[What is asked]
Present each line of the entries below that holds the word "matplotlib".
-=-=-
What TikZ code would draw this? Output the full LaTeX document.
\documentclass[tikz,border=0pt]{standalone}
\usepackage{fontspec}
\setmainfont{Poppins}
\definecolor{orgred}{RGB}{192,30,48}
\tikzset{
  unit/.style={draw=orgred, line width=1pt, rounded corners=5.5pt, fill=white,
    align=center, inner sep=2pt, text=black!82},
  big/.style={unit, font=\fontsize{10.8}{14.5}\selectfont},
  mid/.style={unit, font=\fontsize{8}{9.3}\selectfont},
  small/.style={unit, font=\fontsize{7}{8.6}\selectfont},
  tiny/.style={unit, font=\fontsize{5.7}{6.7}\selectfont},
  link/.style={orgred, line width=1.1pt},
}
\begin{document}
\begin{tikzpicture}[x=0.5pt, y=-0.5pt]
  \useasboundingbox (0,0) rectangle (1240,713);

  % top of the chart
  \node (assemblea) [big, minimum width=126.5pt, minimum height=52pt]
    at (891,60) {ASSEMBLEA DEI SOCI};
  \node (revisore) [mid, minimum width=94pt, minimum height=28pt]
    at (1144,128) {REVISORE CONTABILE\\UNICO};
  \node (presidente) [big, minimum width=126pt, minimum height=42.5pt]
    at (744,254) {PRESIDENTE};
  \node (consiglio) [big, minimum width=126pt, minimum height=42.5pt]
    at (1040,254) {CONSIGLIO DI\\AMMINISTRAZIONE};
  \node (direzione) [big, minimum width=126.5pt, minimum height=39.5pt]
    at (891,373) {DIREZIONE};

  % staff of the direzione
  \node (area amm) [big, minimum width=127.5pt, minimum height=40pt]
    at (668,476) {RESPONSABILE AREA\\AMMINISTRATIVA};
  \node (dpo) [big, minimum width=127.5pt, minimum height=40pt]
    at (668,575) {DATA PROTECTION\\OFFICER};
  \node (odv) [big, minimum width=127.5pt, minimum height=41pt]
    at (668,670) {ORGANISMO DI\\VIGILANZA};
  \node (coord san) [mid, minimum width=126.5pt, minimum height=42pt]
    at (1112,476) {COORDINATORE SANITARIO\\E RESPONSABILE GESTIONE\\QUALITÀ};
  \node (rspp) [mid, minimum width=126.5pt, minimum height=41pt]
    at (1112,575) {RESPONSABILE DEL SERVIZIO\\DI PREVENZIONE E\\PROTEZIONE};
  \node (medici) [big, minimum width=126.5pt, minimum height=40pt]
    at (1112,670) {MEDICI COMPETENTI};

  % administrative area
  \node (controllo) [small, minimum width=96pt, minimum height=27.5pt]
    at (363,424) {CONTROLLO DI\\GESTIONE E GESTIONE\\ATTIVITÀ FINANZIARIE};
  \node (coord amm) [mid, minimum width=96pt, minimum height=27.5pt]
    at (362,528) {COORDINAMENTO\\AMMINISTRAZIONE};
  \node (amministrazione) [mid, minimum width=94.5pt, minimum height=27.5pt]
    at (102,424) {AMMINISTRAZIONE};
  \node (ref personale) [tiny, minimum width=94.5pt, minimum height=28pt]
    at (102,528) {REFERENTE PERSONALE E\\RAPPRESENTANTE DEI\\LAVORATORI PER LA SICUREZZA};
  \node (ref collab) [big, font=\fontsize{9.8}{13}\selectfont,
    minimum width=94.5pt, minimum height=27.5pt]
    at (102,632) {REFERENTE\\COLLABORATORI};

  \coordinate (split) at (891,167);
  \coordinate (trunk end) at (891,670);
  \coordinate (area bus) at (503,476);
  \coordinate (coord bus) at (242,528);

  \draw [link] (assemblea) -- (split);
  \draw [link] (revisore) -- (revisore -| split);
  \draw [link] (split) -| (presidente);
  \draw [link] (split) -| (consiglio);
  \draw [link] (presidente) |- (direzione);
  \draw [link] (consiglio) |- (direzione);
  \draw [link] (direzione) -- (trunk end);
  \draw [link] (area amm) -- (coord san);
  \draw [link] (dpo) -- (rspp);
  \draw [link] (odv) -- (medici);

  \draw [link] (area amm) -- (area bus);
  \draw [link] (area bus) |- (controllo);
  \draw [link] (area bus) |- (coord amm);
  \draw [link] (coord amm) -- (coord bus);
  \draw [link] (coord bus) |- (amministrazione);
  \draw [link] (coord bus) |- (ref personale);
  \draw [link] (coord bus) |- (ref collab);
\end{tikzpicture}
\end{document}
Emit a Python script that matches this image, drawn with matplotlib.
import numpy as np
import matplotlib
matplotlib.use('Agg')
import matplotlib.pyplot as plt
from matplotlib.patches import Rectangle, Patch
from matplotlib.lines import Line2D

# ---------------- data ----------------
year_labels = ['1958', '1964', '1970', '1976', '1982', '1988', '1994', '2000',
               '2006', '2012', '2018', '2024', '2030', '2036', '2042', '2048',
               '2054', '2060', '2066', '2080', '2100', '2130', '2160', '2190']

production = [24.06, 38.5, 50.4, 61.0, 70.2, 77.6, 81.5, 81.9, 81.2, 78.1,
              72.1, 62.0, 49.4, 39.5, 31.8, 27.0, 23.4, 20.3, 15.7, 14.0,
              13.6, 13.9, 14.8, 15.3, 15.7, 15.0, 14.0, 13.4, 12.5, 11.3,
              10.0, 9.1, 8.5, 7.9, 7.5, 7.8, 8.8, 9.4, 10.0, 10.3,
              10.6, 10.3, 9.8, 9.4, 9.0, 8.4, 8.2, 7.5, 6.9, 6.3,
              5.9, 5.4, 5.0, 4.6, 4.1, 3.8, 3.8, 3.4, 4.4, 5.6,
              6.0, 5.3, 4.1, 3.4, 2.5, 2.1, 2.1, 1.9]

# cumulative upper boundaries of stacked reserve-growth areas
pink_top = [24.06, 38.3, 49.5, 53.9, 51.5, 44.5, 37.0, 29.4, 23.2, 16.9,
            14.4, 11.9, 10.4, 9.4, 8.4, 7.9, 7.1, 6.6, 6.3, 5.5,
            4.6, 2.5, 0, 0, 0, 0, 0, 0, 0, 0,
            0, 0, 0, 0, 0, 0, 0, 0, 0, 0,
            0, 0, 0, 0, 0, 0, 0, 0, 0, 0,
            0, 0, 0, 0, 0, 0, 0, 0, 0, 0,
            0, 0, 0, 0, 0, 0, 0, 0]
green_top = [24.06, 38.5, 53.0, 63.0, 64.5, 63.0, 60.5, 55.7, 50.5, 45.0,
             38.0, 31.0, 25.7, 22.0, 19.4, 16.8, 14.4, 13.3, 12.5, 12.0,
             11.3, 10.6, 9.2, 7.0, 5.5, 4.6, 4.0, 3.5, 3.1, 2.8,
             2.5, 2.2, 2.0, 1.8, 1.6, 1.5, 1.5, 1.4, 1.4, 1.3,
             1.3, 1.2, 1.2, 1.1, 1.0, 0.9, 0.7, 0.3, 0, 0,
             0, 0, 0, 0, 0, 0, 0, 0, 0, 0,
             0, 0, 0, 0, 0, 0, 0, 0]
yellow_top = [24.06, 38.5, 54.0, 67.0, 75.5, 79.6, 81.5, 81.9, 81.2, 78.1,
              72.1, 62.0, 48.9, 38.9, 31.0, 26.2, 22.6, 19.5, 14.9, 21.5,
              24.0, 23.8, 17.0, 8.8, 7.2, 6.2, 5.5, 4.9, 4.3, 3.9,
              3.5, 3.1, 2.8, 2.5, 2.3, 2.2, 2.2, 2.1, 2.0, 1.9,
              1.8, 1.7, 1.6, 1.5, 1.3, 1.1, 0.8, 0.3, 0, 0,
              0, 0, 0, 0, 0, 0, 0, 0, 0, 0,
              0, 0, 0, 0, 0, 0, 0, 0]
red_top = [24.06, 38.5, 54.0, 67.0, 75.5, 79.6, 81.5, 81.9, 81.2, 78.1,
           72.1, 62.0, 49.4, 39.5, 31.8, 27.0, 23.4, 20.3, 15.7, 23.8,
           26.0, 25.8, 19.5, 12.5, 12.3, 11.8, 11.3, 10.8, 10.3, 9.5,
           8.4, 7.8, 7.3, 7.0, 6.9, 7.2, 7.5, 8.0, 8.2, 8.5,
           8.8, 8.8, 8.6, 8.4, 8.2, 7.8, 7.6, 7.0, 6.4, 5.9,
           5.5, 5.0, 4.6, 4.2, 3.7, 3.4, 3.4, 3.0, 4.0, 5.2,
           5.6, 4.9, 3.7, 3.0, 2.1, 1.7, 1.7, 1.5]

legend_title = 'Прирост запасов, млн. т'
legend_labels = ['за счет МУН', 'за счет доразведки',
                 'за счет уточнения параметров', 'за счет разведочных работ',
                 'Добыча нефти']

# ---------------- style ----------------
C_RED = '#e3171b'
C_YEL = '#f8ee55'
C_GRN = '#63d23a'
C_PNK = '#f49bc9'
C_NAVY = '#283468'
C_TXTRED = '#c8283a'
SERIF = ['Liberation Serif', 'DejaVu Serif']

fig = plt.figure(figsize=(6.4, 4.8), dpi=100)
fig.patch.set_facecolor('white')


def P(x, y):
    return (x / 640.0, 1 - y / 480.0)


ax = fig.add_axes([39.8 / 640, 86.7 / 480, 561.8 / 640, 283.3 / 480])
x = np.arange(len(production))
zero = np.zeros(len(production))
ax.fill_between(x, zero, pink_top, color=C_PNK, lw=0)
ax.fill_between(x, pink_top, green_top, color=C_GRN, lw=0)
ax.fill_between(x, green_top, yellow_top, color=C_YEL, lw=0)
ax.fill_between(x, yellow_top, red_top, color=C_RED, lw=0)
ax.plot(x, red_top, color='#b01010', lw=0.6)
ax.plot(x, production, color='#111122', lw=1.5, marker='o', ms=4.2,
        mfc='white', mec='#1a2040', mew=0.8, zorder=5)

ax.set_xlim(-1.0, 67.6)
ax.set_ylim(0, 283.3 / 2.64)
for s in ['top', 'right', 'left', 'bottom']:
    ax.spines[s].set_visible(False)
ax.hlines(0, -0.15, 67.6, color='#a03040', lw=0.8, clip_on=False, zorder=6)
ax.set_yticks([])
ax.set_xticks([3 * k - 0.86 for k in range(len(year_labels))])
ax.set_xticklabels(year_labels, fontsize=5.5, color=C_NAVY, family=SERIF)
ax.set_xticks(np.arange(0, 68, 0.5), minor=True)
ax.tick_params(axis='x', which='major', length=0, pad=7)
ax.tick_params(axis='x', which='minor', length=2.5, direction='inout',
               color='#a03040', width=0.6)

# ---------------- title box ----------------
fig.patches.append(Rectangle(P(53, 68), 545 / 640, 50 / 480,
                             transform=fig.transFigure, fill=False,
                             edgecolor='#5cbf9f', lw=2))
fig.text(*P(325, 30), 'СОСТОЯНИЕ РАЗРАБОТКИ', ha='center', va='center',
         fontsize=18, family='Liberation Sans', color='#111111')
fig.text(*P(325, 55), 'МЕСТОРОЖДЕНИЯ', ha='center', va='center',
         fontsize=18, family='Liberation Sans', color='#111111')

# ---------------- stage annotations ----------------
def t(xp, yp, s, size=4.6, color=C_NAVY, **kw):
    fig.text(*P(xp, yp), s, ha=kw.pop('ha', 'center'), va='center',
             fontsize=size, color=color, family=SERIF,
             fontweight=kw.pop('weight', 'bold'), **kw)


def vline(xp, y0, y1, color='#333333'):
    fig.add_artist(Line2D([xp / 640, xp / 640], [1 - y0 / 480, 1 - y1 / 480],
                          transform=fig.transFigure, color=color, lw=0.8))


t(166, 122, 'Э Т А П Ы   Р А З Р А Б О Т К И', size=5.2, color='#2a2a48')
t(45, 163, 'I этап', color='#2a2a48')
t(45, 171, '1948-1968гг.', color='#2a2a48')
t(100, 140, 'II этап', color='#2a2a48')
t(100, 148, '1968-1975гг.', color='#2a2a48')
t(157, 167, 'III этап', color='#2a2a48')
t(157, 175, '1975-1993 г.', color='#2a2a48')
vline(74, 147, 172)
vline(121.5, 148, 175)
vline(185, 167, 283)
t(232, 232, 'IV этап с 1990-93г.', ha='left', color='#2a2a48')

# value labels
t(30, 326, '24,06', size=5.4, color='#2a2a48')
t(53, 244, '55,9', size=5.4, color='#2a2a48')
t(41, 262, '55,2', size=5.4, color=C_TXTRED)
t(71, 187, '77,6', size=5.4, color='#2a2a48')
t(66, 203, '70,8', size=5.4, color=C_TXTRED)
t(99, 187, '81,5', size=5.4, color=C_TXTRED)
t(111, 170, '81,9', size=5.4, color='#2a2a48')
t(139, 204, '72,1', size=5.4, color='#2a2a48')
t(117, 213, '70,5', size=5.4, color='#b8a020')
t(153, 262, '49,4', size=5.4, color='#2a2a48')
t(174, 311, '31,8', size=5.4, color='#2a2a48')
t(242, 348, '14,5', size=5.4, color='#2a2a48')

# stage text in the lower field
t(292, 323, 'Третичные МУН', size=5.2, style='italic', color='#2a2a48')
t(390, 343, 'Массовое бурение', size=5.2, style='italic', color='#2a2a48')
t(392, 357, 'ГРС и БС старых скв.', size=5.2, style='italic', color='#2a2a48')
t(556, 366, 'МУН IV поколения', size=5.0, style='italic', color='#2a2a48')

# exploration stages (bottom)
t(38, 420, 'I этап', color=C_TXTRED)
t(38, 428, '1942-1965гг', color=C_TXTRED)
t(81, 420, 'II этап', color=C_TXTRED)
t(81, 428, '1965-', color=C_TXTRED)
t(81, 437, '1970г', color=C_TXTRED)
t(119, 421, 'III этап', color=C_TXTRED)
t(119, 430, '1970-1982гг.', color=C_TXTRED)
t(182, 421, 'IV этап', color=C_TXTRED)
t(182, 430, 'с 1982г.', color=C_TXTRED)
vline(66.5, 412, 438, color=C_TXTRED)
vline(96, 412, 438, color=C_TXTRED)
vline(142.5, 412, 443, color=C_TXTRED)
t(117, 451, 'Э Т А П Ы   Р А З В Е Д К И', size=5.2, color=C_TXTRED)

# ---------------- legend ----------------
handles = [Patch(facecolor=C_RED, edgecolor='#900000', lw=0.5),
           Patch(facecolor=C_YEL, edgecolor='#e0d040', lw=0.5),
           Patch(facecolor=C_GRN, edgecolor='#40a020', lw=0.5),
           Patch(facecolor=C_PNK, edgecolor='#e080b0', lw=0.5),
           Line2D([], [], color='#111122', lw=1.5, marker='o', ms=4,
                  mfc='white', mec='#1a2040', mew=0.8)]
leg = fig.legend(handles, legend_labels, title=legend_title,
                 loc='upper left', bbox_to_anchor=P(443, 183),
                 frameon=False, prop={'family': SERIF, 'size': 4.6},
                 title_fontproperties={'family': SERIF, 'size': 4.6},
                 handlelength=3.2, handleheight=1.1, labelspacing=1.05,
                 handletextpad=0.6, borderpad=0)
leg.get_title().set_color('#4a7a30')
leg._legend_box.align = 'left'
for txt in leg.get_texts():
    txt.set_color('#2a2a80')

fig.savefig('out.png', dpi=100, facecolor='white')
-=-=-
[Response to the task]
Emit a Python script that matches this image, drawn with matplotlib.
import matplotlib
matplotlib.use('Agg')
import matplotlib.pyplot as plt
from matplotlib.patches import Rectangle, Patch
from matplotlib.lines import Line2D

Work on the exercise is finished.